* RECORDS FOR THIS TASK:
★ ★ ★ ★ ★ ★ ★

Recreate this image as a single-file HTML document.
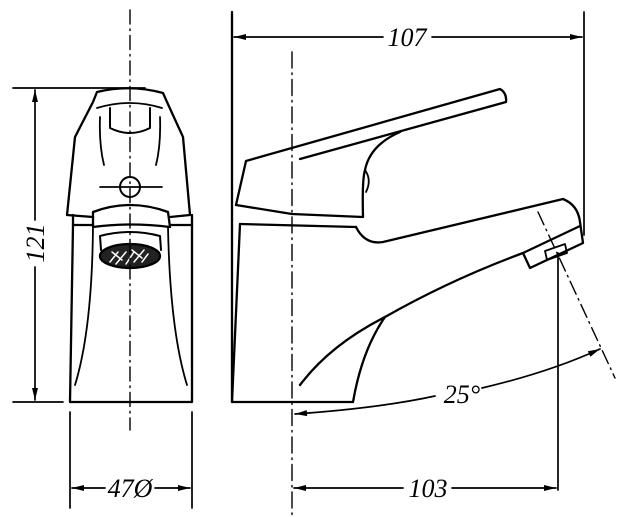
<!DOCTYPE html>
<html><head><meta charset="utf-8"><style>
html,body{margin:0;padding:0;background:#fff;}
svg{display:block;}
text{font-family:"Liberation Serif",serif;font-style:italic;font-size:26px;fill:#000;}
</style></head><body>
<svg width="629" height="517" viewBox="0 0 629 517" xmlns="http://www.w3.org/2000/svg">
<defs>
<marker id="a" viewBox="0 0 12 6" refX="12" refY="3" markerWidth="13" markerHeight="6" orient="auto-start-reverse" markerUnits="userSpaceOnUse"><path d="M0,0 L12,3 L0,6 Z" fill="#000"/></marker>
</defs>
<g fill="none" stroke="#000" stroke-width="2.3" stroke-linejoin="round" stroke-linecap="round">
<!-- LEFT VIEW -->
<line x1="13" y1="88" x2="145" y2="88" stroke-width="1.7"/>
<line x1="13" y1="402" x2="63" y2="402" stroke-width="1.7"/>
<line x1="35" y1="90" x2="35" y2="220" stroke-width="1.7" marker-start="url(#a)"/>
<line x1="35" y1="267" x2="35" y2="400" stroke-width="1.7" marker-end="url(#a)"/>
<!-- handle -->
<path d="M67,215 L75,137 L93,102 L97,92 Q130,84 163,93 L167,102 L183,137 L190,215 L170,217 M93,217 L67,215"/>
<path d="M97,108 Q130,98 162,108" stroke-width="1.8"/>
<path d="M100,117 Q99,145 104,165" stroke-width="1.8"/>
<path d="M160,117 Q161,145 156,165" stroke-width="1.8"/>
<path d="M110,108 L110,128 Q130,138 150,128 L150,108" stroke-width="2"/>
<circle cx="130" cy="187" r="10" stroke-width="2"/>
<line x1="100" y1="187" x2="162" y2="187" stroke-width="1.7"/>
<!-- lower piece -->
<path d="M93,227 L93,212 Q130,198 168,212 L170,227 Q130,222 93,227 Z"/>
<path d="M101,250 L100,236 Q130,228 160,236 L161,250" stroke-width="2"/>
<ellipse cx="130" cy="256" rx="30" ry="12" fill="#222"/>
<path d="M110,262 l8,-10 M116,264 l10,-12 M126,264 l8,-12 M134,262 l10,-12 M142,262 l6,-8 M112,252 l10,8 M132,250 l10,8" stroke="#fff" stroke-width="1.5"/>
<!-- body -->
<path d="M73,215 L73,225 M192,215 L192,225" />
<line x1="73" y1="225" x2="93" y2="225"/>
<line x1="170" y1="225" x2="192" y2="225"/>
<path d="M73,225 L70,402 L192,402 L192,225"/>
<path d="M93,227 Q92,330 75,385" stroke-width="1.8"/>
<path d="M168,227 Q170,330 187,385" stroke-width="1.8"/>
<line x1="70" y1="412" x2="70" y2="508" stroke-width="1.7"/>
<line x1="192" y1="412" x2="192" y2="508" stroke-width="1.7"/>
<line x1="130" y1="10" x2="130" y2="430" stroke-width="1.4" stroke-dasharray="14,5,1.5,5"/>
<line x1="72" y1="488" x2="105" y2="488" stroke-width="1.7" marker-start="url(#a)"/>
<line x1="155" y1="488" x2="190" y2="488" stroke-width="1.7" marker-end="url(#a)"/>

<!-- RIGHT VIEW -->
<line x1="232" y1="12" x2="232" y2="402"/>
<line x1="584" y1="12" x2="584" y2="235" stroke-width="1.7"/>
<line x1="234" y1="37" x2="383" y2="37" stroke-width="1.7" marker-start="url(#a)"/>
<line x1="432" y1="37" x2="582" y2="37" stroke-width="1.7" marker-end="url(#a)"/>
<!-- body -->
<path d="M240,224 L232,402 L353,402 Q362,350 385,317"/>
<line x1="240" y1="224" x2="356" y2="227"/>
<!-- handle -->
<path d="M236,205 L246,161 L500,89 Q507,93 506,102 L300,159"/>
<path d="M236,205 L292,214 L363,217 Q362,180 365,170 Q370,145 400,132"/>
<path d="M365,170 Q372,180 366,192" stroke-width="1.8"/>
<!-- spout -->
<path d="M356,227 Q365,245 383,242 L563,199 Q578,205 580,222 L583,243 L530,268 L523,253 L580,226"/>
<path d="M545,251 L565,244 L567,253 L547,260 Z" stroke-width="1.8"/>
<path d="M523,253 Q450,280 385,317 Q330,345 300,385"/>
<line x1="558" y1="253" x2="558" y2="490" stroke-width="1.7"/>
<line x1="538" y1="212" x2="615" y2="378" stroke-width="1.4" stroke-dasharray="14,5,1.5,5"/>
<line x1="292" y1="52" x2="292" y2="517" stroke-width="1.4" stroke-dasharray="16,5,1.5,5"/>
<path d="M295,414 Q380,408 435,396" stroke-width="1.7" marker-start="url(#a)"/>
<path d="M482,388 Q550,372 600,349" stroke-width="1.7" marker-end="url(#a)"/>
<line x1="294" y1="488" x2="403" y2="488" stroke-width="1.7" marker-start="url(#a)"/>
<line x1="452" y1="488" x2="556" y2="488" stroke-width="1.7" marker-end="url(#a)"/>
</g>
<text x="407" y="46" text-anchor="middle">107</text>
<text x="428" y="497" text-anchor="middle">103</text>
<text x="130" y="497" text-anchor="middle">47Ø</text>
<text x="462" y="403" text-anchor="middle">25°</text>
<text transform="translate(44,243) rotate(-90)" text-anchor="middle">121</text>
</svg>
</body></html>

★ ★ ★ ★ ★ ★ ★

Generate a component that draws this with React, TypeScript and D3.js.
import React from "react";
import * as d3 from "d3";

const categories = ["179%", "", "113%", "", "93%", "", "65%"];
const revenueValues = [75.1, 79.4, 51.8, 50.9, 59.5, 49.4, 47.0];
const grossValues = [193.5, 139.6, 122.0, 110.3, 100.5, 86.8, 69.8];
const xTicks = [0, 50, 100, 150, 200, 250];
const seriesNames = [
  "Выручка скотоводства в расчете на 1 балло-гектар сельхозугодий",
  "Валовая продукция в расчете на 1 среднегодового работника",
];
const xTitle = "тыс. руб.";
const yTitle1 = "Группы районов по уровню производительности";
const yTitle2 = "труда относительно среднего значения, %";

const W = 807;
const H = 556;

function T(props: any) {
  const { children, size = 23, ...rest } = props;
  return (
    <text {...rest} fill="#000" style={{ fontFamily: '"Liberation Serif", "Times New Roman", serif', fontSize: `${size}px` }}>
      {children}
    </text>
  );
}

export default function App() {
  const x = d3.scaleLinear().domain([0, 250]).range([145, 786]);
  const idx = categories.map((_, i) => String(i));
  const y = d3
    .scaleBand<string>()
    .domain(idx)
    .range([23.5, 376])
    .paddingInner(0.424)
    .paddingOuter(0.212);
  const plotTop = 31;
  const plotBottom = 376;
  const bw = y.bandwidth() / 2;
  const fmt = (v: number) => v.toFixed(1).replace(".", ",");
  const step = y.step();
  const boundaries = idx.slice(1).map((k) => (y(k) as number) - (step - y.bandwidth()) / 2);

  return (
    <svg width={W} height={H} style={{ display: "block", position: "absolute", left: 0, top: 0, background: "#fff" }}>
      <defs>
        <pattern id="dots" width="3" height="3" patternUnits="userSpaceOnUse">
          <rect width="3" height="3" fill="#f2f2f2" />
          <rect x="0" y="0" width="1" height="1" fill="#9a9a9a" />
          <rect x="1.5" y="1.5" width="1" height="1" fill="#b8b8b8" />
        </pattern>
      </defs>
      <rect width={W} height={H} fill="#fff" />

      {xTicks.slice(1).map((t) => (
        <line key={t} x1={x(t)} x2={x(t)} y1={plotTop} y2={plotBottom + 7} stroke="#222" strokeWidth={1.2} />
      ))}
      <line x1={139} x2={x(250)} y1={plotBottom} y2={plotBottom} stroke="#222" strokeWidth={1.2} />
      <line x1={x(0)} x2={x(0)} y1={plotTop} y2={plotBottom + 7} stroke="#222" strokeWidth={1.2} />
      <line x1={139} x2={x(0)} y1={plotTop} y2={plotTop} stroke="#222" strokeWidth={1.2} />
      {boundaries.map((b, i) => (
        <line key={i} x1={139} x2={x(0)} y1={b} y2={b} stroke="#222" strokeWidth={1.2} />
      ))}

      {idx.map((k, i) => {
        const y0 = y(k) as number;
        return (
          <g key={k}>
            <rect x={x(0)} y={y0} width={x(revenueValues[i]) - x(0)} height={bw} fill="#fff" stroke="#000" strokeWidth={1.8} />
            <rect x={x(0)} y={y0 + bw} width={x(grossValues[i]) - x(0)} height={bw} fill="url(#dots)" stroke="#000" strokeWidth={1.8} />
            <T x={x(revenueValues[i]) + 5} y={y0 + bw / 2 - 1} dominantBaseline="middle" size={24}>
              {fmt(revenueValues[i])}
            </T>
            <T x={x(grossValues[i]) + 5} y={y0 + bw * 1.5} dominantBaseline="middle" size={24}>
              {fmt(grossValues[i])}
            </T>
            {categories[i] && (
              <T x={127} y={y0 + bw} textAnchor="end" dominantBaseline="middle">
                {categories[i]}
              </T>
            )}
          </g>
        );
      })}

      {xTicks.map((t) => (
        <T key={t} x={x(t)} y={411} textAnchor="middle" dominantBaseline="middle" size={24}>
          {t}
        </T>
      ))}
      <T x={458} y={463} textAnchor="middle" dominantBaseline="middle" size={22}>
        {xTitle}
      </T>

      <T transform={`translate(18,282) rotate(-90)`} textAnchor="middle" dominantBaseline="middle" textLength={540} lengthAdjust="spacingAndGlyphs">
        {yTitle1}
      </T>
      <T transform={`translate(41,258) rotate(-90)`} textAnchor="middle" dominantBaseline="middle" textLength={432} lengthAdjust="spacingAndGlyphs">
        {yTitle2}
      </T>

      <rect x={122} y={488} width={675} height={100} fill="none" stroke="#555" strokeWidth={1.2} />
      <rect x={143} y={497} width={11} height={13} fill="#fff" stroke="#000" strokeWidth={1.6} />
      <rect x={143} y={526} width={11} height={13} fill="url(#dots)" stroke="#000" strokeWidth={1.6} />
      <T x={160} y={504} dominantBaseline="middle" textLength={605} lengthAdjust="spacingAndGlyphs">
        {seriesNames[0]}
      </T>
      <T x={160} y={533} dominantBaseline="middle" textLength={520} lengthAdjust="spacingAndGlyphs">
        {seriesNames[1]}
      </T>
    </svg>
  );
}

★ ★ ★ ★ ★ ★ ★

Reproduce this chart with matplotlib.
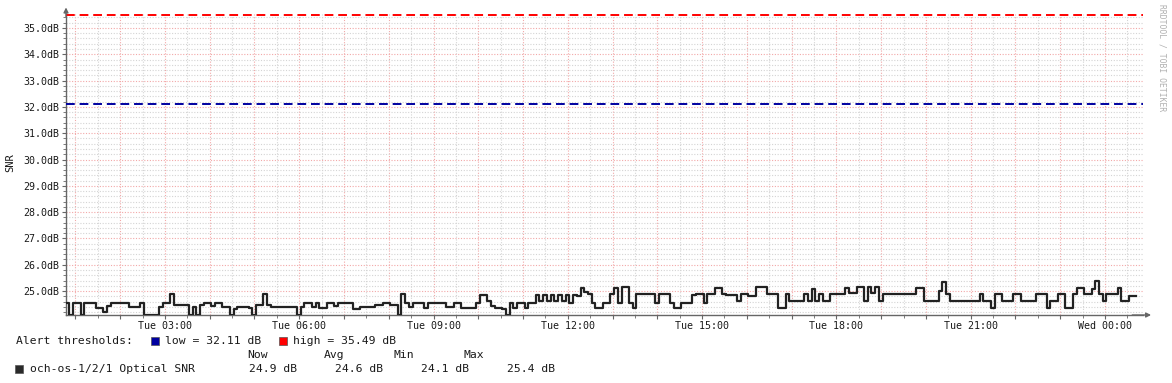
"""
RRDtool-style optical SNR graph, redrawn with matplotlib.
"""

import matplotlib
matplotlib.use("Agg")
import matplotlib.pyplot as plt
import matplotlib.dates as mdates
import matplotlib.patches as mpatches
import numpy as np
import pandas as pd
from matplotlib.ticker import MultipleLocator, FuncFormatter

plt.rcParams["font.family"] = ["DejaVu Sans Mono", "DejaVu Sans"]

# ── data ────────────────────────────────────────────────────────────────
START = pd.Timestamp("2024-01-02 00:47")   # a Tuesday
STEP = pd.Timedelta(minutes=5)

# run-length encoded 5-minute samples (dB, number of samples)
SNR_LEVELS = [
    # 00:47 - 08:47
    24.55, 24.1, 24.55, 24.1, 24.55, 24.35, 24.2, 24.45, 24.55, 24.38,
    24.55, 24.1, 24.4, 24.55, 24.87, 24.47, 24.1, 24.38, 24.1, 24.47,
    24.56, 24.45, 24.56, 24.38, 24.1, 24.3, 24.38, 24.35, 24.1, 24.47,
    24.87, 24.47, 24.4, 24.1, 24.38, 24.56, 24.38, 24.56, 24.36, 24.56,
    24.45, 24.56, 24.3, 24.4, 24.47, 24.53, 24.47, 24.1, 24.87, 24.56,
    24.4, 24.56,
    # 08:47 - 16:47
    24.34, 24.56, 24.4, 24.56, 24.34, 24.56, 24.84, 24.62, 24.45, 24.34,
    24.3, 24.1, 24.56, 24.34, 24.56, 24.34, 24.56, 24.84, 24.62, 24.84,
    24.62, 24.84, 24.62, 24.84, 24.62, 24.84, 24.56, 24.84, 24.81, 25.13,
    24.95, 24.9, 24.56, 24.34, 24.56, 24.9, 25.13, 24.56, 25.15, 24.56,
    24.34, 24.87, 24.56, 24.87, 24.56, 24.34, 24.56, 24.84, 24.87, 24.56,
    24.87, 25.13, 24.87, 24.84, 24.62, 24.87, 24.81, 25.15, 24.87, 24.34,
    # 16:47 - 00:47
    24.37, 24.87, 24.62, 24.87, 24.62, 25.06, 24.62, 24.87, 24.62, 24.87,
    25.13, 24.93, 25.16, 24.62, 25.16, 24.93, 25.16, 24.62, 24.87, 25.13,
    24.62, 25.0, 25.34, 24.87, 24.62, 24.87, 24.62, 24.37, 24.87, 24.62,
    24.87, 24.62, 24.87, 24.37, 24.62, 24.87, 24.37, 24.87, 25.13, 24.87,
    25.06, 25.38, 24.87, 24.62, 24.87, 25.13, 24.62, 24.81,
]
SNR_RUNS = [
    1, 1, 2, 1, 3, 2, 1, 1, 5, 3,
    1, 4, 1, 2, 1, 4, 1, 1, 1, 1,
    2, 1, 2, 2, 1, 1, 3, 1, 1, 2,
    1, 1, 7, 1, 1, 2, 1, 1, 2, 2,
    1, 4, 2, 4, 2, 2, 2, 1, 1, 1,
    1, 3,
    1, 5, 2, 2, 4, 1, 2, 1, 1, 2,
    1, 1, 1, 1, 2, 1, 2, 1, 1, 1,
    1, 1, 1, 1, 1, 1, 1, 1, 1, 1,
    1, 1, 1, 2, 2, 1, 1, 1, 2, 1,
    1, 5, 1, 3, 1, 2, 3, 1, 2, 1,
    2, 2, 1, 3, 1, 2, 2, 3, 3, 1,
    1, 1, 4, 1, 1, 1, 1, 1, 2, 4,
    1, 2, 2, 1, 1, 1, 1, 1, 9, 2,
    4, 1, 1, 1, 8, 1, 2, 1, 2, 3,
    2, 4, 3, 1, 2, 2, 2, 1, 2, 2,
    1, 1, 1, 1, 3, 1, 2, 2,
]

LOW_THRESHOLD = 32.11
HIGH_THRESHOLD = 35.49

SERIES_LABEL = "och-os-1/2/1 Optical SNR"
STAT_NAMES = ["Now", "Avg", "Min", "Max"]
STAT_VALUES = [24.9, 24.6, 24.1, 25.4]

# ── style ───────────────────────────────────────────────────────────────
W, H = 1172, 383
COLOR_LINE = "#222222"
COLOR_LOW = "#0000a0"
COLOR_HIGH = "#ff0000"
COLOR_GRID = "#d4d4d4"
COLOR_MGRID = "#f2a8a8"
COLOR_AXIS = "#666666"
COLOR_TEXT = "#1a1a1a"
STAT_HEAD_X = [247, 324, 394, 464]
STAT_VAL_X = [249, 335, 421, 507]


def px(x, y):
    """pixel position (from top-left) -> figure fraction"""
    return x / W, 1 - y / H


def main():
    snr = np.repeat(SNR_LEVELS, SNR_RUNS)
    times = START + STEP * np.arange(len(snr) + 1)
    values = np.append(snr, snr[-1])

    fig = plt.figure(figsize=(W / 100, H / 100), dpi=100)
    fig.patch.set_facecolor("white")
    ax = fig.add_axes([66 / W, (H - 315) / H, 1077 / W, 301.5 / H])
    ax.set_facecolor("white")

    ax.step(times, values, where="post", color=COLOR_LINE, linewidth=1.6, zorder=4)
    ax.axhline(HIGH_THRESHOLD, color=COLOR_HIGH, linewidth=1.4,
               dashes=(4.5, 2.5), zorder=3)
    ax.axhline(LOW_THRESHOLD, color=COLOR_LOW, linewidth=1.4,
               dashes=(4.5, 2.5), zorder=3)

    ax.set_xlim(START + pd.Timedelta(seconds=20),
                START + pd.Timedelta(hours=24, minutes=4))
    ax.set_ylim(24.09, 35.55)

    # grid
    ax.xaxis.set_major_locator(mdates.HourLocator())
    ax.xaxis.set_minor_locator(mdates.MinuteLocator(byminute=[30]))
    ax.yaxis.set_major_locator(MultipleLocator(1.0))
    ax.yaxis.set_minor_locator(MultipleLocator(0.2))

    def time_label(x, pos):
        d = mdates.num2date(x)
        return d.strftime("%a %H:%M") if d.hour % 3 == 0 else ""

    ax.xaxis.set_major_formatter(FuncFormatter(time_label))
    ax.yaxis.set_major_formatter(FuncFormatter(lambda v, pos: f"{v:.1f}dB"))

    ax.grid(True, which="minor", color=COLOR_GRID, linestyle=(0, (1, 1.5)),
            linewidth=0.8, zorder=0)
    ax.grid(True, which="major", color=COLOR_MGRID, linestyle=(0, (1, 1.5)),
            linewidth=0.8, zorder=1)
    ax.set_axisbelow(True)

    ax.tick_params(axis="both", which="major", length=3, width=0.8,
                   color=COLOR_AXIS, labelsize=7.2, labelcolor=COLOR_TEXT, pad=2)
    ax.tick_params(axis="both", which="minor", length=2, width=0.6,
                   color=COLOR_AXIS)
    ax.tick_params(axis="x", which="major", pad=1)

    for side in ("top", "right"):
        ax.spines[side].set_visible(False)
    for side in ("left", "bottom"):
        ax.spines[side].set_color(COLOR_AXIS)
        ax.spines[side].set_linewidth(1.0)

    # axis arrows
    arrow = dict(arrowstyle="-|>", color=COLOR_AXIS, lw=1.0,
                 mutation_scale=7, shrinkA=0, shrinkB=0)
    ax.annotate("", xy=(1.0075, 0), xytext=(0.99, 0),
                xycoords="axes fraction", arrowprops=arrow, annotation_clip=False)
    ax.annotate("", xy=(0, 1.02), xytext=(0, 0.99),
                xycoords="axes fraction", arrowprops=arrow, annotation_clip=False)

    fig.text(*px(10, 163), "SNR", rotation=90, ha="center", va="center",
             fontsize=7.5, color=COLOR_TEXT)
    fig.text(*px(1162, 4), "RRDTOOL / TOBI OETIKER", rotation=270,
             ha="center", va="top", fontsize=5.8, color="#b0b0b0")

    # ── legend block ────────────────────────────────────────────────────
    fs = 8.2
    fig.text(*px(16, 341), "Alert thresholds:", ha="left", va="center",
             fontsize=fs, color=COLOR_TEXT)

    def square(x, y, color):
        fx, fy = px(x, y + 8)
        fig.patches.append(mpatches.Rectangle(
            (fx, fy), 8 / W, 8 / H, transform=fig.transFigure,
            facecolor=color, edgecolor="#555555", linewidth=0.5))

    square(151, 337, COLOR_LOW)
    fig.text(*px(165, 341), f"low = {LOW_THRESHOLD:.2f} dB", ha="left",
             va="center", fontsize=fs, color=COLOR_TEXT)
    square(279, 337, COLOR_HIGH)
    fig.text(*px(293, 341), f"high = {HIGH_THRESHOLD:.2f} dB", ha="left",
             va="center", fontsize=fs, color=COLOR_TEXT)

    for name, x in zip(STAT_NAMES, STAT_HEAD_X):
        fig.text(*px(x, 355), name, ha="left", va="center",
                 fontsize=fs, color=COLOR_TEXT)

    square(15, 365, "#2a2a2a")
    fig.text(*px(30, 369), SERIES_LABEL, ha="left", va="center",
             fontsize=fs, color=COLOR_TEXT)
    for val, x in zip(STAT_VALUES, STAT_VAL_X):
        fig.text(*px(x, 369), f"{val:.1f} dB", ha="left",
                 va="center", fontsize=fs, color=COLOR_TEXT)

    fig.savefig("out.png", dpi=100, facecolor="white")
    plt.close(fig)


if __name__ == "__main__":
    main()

★ ★ ★ ★ ★ ★ ★

* WHAT IS ASKED:
Transcribe the lines between the one holding "Reproduce this chart with matplotlib." and the one holding "STEP = pd.Timedelta(minutes=5)", inclusive, and leave out any pictures.

* SOLUTION FOR THIS EXERCISE:
Reproduce this chart with matplotlib.
"""
RRDtool-style optical SNR graph, redrawn with matplotlib.
"""

import matplotlib
matplotlib.use("Agg")
import matplotlib.pyplot as plt
import matplotlib.dates as mdates
import matplotlib.patches as mpatches
import numpy as np
import pandas as pd
from matplotlib.ticker import MultipleLocator, FuncFormatter

plt.rcParams["font.family"] = ["DejaVu Sans Mono", "DejaVu Sans"]

# ── data ────────────────────────────────────────────────────────────────
START = pd.Timestamp("2024-01-02 00:47")   # a Tuesday
STEP = pd.Timedelta(minutes=5)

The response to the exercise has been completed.